Night fog as thick as terry cloth
closed me in its fuzzy growth.
I hung my bathrobe on two pegs
I took the lake between my legs.
Invaded and invader, I
went overhand on that flat sky.
Fish twitched beneath me, quick and tame,
In their green zone they sang my name.
And in the rhythm of the swin
I hummed a two-four-time slow hymn.
I hummed Abide with Me, the beat
rose in the fine thrash of my feet,
rose in the bubbles I put out
slantwise, trailing through my mouth,
My bones drank water, water fell
through all my doors, I was the well
that fed the lake that met my sea
in which I sang Abide with Me.
Kumin's note as quoted in the same source: "Sound is of particular importance in my poems. And I know I write better poems in form--with the demands of a rhyme scheme and a metrical pattern--than I do in the looser line of free verse. Without form I'd feel like I was abandoned in flat Indiana with my eyes sewn open."

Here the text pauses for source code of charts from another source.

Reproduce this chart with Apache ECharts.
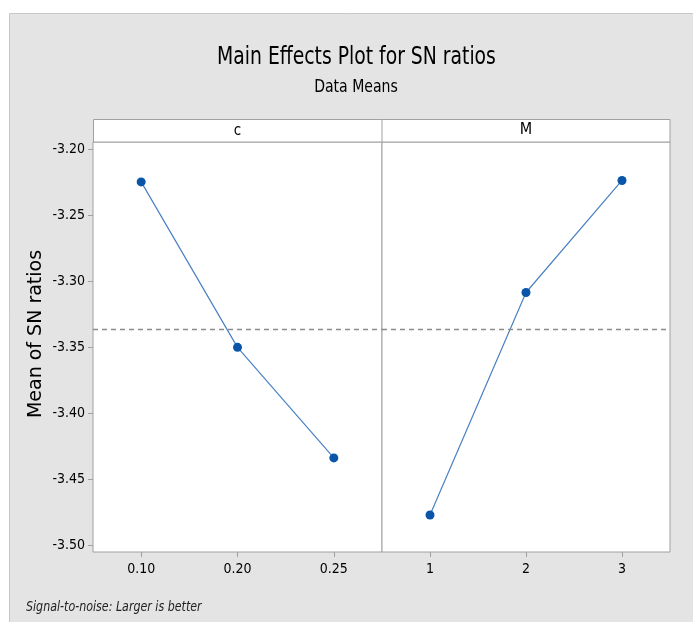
<!DOCTYPE html>
<html><head><meta charset="utf-8">
<script src="https://cdn.jsdelivr.net/npm/echarts@6/dist/echarts.min.js"></script>
<style>html,body{margin:0;padding:0;background:#fff}#c{width:693px;height:622px}</style>
</head><body><div id="c"></div>
<script>
var cLevels = ['0.10', '0.20', '0.25'];
var cMeans = [-3.2247, -3.3499, -3.4336];
var mLevels = ['1', '2', '3'];
var mMeans = [-3.4768, -3.3084, -3.2236];
var yTicks = [-3.50, -3.45, -3.40, -3.35, -3.30, -3.25, -3.20];
var yMin = -3.5048, yMax = -3.1945;

var all = cMeans.concat(mMeans);
var grand = all.reduce(function(a,b){return a+b;},0)/all.length;

var FONT = "'Liberation Sans Narrow','DejaVu Sans Condensed',sans-serif";
var chart = echarts.init(document.getElementById('c'));
function yAxis(idx, show){
  return {
    type:'value', gridIndex: idx, min: yMin, max: yMax,
    axisLine:{show:false}, splitLine:{show:false},
    axisTick:{show:show, inside:false, length:5, lineStyle:{color:'#a0a0a0'}, customValues: yTicks},
    axisLabel:{show:show, margin:8, color:'#000', fontSize:14, fontFamily:FONT,
      customValues: yTicks, formatter:function(v){return v.toFixed(2);}}
  };
}
function xAxis(idx, cats){
  return {
    type:'category', gridIndex: idx, data: cats, boundaryGap:true,
    axisLine:{show:false}, splitLine:{show:false},
    axisTick:{show:true, alignWithLabel:true, length:5, lineStyle:{color:'#a0a0a0'}},
    axisLabel:{margin:10, color:'#000', fontSize:14, fontFamily:FONT}
  };
}
var markLine = {
  silent:true, symbol:'none', label:{show:false}, precision:6,
  lineStyle:{color:'#8c8c8c', type:[5,4], width:1.3},
  data:[{yAxis: grand}]
};
var option = {
  backgroundColor:'#fff',
  animation:false,
  graphic:[
    {type:'rect', z:-10, shape:{x:9.5, y:13.5, width:690, height:615}, style:{fill:'#e4e4e4', stroke:'#c8c8c8', lineWidth:1}},
    {type:'rect', z:10, shape:{x:93.5, y:119.5, width:576.5, height:22.5}, style:{fill:'#fff', stroke:'#a0a0a0', lineWidth:1}},
    {type:'line', z:11, shape:{x1:382, y1:119.5, x2:382, y2:142}, style:{stroke:'#a0a0a0', lineWidth:1}},
    {type:'text', z:12, x:237.5, y:131, style:{text:'c', fill:'#000', font:'15px '+FONT, textAlign:'center', textVerticalAlign:'middle'}},
    {type:'text', z:12, x:526, y:130, style:{text:'M', fill:'#000', font:'16px '+FONT, textAlign:'center', textVerticalAlign:'middle'}},
    {type:'text', z:12, x:356.5, y:58, scaleX:0.87, style:{text:'Main Effects Plot for SN ratios', fill:'#000', font:'24px '+FONT, textAlign:'center', textVerticalAlign:'middle'}},
    {type:'text', z:12, x:356, y:88, scaleX:0.92, style:{text:'Data Means', fill:'#000', font:'17px '+FONT, textAlign:'center', textVerticalAlign:'middle'}},
    {type:'text', z:12, x:26, y:607, scaleX:0.88, style:{text:'Signal-to-noise: Larger is better', fill:'#222', font:'italic 14px '+FONT, textAlign:'left', textVerticalAlign:'middle'}},
    {type:'text', z:12, x:36, y:334, rotation:Math.PI/2, style:{text:'Mean of SN ratios', fill:'#000', font:'19px DejaVu Sans', textAlign:'center', textVerticalAlign:'middle'}}
  ],
  grid:[
    {left:93, top:142, width:289, height:410, show:true, backgroundColor:'#fff', borderColor:'#a0a0a0', borderWidth:1},
    {left:382, top:142, width:288, height:410, show:true, backgroundColor:'#fff', borderColor:'#a0a0a0', borderWidth:1}
  ],
  xAxis:[xAxis(0, cLevels), xAxis(1, mLevels)],
  yAxis:[yAxis(0, true), yAxis(1, false)],
  series:[
    {type:'line', xAxisIndex:0, yAxisIndex:0, data:cMeans, symbol:'circle', symbolSize:9,
      itemStyle:{color:'#0a55a8'}, lineStyle:{color:'#4a80c4', width:1.2}, markLine: markLine},
    {type:'line', xAxisIndex:1, yAxisIndex:1, data:mMeans, symbol:'circle', symbolSize:9,
      itemStyle:{color:'#0a55a8'}, lineStyle:{color:'#4a80c4', width:1.2}, markLine: markLine}
  ]
};
chart.setOption(option);
</script></body></html>
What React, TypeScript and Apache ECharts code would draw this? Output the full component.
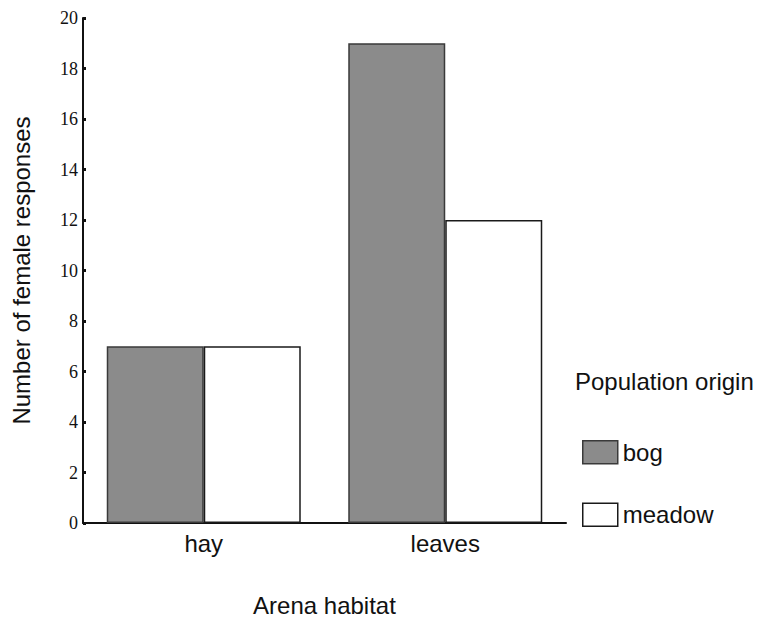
import React, { useEffect, useRef } from "react";
import * as echarts from "echarts";

// Female responses by arena habitat, split by the population the females came from
const habitats = ["hay", "leaves"];
const bogResponses = [7, 19];
const meadowResponses = [7, 12];
const yTicks = { min: 0, max: 20, interval: 2 };

const SANS = "'Liberation Sans', Arial, Helvetica, sans-serif";
const SERIF = "'Liberation Serif', 'Times New Roman', serif";

export default function App() {
  const ref = useRef<HTMLDivElement>(null);

  useEffect(() => {
    document.body.style.margin = "0";
    const chart = echarts.init(ref.current!, null, { renderer: "svg" });

    const bogStyle = { color: "#8b8b8b", borderColor: "#3a3a3a", borderWidth: 1.5 };
    const meadowStyle = { color: "#ffffff", borderColor: "#1a1a1a", borderWidth: 1.5 };

    chart.setOption({
      animation: false,
      backgroundColor: "#ffffff",
      grid: { left: 83, right: 196, top: 18, bottom: 99 },
      xAxis: {
        type: "category",
        data: habitats,
        name: "Arena habitat",
        nameLocation: "middle",
        nameGap: 70,
        nameTextStyle: { fontFamily: SANS, fontSize: 24, color: "#111" },
        axisLine: { lineStyle: { color: "#111", width: 2 } },
        axisTick: { alignWithLabel: true, length: 4, lineStyle: { color: "#111", width: 3 } },
        axisLabel: { fontFamily: SANS, fontSize: 24, color: "#111", margin: 8 },
      },
      yAxis: {
        type: "value",
        min: yTicks.min,
        max: yTicks.max,
        interval: yTicks.interval,
        name: "Number of female responses",
        nameLocation: "middle",
        nameGap: 50,
        nameTextStyle: { fontFamily: SANS, fontSize: 24, color: "#111" },
        splitLine: { show: false },
        axisLine: { show: true, lineStyle: { color: "#111", width: 2 } },
        axisTick: { show: true, inside: true, length: 3, lineStyle: { color: "#111", width: 3 } },
        axisLabel: { fontFamily: SERIF, fontSize: 18, color: "#111", margin: 5 },
      },
      legend: {
        orient: "vertical",
        left: 577,
        top: 435,
        icon: "rect",
        itemWidth: 35,
        itemHeight: 23,
        itemGap: 38,
        textStyle: { fontFamily: SANS, fontSize: 24, color: "#111" },
        data: [
          { name: "bog", itemStyle: bogStyle },
          { name: "meadow", itemStyle: meadowStyle },
        ],
      },
      graphic: [
        {
          type: "text",
          left: 575,
          top: 369,
          style: { text: "Population origin", fontFamily: SANS, fontSize: 24, fill: "#111" },
        },
      ],
      series: [
        {
          name: "bog",
          type: "bar",
          data: bogResponses,
          barWidth: 97,
          barGap: "0%",
          itemStyle: bogStyle,
        },
        {
          name: "meadow",
          type: "bar",
          data: meadowResponses,
          barWidth: 97,
          barGap: "0%",
          itemStyle: meadowStyle,
        },
      ],
    });

    return () => chart.dispose();
  }, []);

  return <div ref={ref} style={{ width: 762, height: 622 }} />;
}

This is, I think, a good formal poem. (Are you waiting for the "but"?) But, I am not completely convinced, It was interesting to me (although maybe I am just crabby tonight. . .) that my two strongest reactions to the text were in the nature of editing questions. I wondered about the title of the hymn; why isn't "with" capitalized? And why, after the comma, begin "In the green zone" with a capital letter?? I probably should head right up to bed and hope for a better mood in the morning. Good Night!